Die Beziehungen zwischen EOS und Schober mit Sitz in Ditzingen bei Stuttgart sind eng. Gemeinsam betreiben die Unternehmen das Joint Venture Schober Direct Media, das laut Selbstdarstellung über „eine der umfangreichsten Haushaltsdatenbanken Deutschlands“ verfügt.

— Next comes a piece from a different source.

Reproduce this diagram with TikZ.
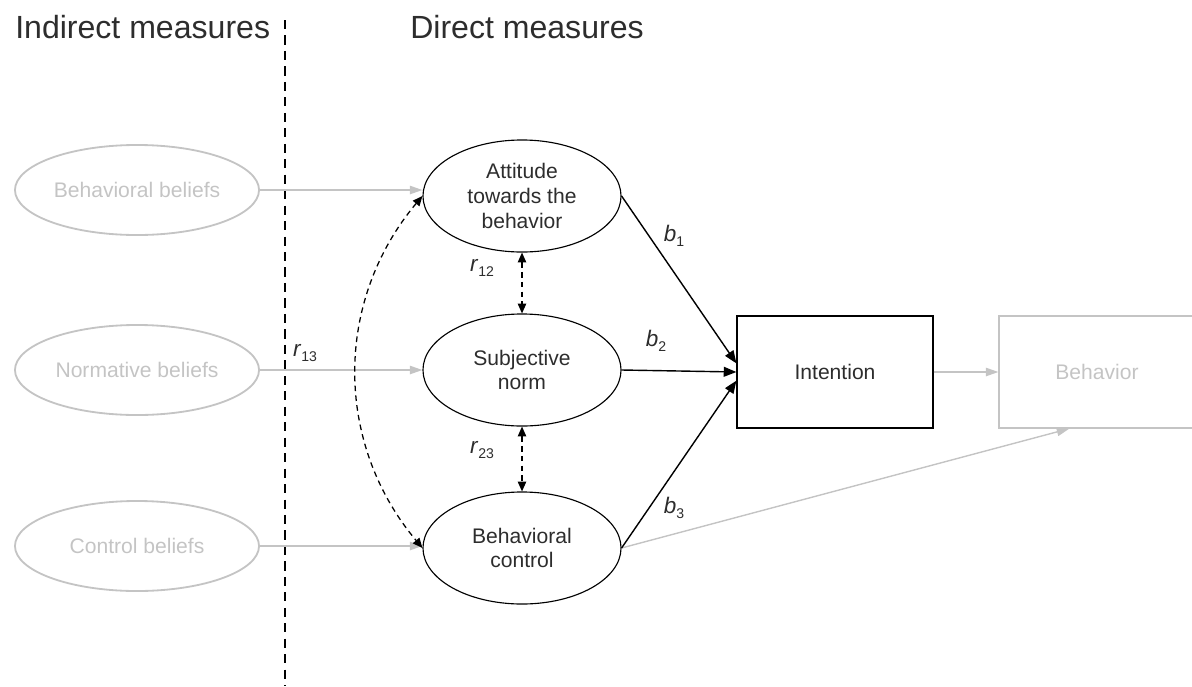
\documentclass[tikz,border=0pt]{standalone}
\usepackage{fontspec}
\setmainfont{Liberation Sans}
\usetikzlibrary{shapes.geometric,arrows.meta}
\definecolor{faint}{RGB}{196,196,196}
\definecolor{ink}{RGB}{45,45,45}
\tikzset{
	construct/.style={ellipse, draw, line width=0.8pt, minimum width=4.95cm, minimum height=2.8cm, inner sep=0pt, align=center, text=ink, font=\fontsize{15}{17.7}\selectfont},
	belief/.style={ellipse, draw=faint, line width=1.3pt, minimum width=6.1cm, minimum height=2.25cm, inner sep=0pt, text=faint, font=\fontsize{15}{17.7}\selectfont},
	outcome/.style={rectangle, draw, line width=0.8pt, minimum width=4.9cm, minimum height=2.8cm, inner sep=0pt, text=ink, font=\fontsize{15}{17.7}\selectfont},
	heading/.style={anchor=base west, inner sep=0pt, text=ink, font=\fontsize{22.8}{27}\selectfont},
	coef/.style={inner sep=1pt, text=ink, font=\fontsize{16}{18}\selectfont},
	path/.style={-{Triangle[length=9pt,width=7pt]}, line width=1pt},
	faintpath/.style={-{Triangle[length=9pt,width=6pt]}, draw=faint, fill=faint, line width=1pt},
	corr/.style={{Triangle[length=7pt,width=6pt]}-{Triangle[length=7pt,width=6pt]}, line width=0.9pt, dash pattern=on 4pt off 3pt},
	divider/.style={line width=1.3pt, dash pattern=on 6.5pt off 4.5pt}
}
\newcommand{\coefsub}[2]{\textit{#1}\raisebox{-0.45ex}{\fontsize{10}{12}\selectfont #2}}
\begin{document}
\begin{tikzpicture}[x=0.025cm, y=-0.025cm]
{
	\useasboundingbox (0,0) rectangle (1192,686);
	% headings and divider
	\node[heading] (IndirectHead) at (15,38) {Indirect measures};
	\node[heading] (DirectHead) at (410,38) {Direct measures};
	\coordinate (DivTop) at (285,20);
	\coordinate (DivBottom) at (285,686);
	\draw[divider] (DivTop) -- (DivBottom);
	% beliefs
	\node[belief] (BehBeliefs) at (137,190) {Behavioral beliefs};
	\node[belief] (NormBeliefs) at (137,370) {Normative beliefs};
	\node[belief] (CtrlBeliefs) at (137,546) {Control beliefs};
	% constructs
	\node[construct] (Attitude) at (522,196) {Attitude\\towards the\\behavior};
	\node[construct] (Norm) at (522,370) {Subjective\\norm};
	\node[construct] (Control) at (522,548) {Behavioral\\control};
	\node[outcome] (Intention) at (835,372) {Intention};
	\node[outcome, draw=faint, text=faint] (Behavior) at (1097,372) {Behavior};
	% gray paths
	\draw[faintpath] (BehBeliefs.east) -- (BehBeliefs.east -| Attitude.west);
	\draw[faintpath] (NormBeliefs) -- (Norm);
	\draw[faintpath] (CtrlBeliefs.east) -- (CtrlBeliefs.east -| Control.west);
	\draw[faintpath] (Intention) -- (Behavior);
	\draw[faintpath] (Control.east) -- (Behavior.244);
	% direct paths
	\draw[path] (Attitude.east) -- (Intention.175);
	\draw[path] (Norm.east) -- (Intention.west);
	\draw[path] (Control.east) -- (Intention.185);
	% correlations
	\draw[corr] (Attitude) -- (Norm);
	\draw[corr] (Norm) -- (Control);
	\draw[corr] (Attitude.west) to[bend right=40] (Control.west);
	% coefficients
	\node[coef] (b1) at (674,236) {\coefsub{b}{1}};
	\node[coef] (b2) at (656,341) {\coefsub{b}{2}};
	\node[coef] (b3) at (674,508) {\coefsub{b}{3}};
	\node[coef] (r12) at (482,268) {\coefsub{r}{12}};
	\node[coef] (r13) at (305,353) {\coefsub{r}{13}};
	\node[coef] (r23) at (482,450) {\coefsub{r}{23}};
}
\end{tikzpicture}
\end{document}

Schober ist einer der größten Anbieter für Dialogmarketing. Hinter dem Wort verbirgt sich der schwunghafte Handel mit Daten und Konsummerkmalen von Verbrauchern. Im Klartext: Die Adressen von Kunden, die bei Otto Accessoires oder Anzüge ordern, können andere Unternehmen bei Schober für ihre Werbesendungen kaufen. 50 Millionen Privatanschriften können Unternehmen, die nach potenziellen Neukunden fahnden, online durchforsten und nach Dutzenden Zusatzmerkmalen wie Altersgruppen, Geschlecht, Haushaltsgröße und Kaufkraft sortieren.

Ob EOS und Schober auf lange Sicht weiter eng zusammenarbeiten werden, ist fraglich. Während Online-Werbung boomt, hat das Interesse an Postadressen nachgelassen. EOS verdiene mit „Marketinginformationen zwar noch Geld“, sagt Scherer, der Bereich sei aber „nicht das große Zukunftsgeschäft der EOS-Gruppe“.

Entscheidend bleibt der Inkassomarkt, wo neue Wettbewerber den Platzhirschen EOS angreifen. Die Branche habe sich professionalisiert und industrialisiert, sagt Kay Uwe Berg, Geschäftsführer des Bundesverbands Deutscher Inkasso-Unternehmen. Kleinere Anbieter werden geschluckt, weltweit agierende Inkassokonzerne entstehen. So hat Ende April die Bertelsmann-Tochter Arvato den norwegischen Inkassospezialisten Gothia Financial übernommen. Kurz zuvor hatte wiederum EOS den Inkassodienstleister SAF Forderungsmanagement von der Deutschen Telekom gekauft. Teil des Deals: Im Laufe der kommenden Jahre darf die Otto-Tochter nun einen Großteil der Telekom-Forderungen eintreiben.

14. Mai 2013: Der Hauck Shopper Sport 2011, ein Buggy-Kinderwagen für 59,99 Euro, soll es sein – gefunden auf Otto.de. Ich packe das Gefährt in den virtuellen Warenkorb, klicke auf das Kassensymbol und tippe Benutzernamen und Passwort in die Anmeldemaske. Statt der Bestellbestätigung leuchtet in roten Lettern eine Warnung auf: „Ihr Kundenkonto wurde an die Firma EOS Deutscher Inkasso-Dienst GmbH abgetreten. Wir können daher Ihren Bestellwunsch nicht mehr entgegennehmen.“ Im Klartext: Das Unternehmen hat mich rausgeschmissen, ein virtuelles Hausverbot verhängt. Otto findet mich nicht mehr gut.